Al snel blijkt dat de zogenaamde vriendschap van Henry en Mark op drijfzand gebouwd is en dat beide mannen zich voordoen als iemand anders. Mark is undercoveragent, onderdeel van een grootschalig onderzoek naar de ontvoering en moord op een dertienjarige jongen acht jaar geleden, en moet Henry een bekentenis zien te ontlokken.
Regisseur en scenarist Thomas M. Wright baseerde zijn tweede speelfilm The Stranger op werkelijke gebeurtenissen, maar de film houdt zich verre van de twee vormen die waargebeurde misdaadfilms overwegend aannemen: exploitatieve geweldsporno die het lijden van slachtoffers centraal stelt (het slachtoffer of zijn familie komen in The Stranger nooit in beeld) of minutieuze reconstructies van het politieonderzoek – dat laatste speelt op de achtergrond wel een rol, maar de focus ligt ergens anders.
Wright verkent de tol die het undercoverwerk van Mark eist en hoeveel van zijn menselijkheid hij opzij moet zetten om Henry te benaderen.

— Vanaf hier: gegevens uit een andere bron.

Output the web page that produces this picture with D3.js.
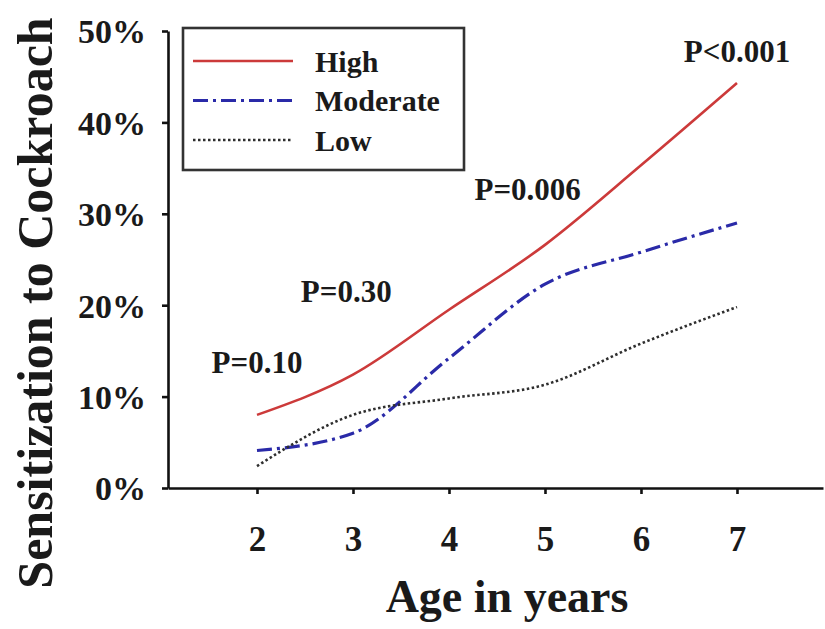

Het is een portret van twee mannen die zich verbergen – achter volle baarden, achter zwijgen, achter valse namen. Mark verbergt voor Henry wie hij echt is, maar om dicht genoeg bij zijn doelwit te komen moet hij ook kanten van zichzelf blootgeven die hij in zijn ‘echte’ leven juist verdringt.
Wright steunt daarbij op sterk spel van zijn twee hoofdrolspelers, Joel Edgerton als de agent en de Britse acteur Sean Harris als de ongrijpbare verdachte. Beiden weten met minimaal spel, waarin aan het oppervlak vrijwel nooit iets gebeurt, toch de storm die in hun personages woedt over te brengen. Nog sterker doet Wright dat in de sfeer van de film. Het hypnotiserende tempo en de in duisternis gehulde beelden vertolken op drukkende wijze hun gemoed.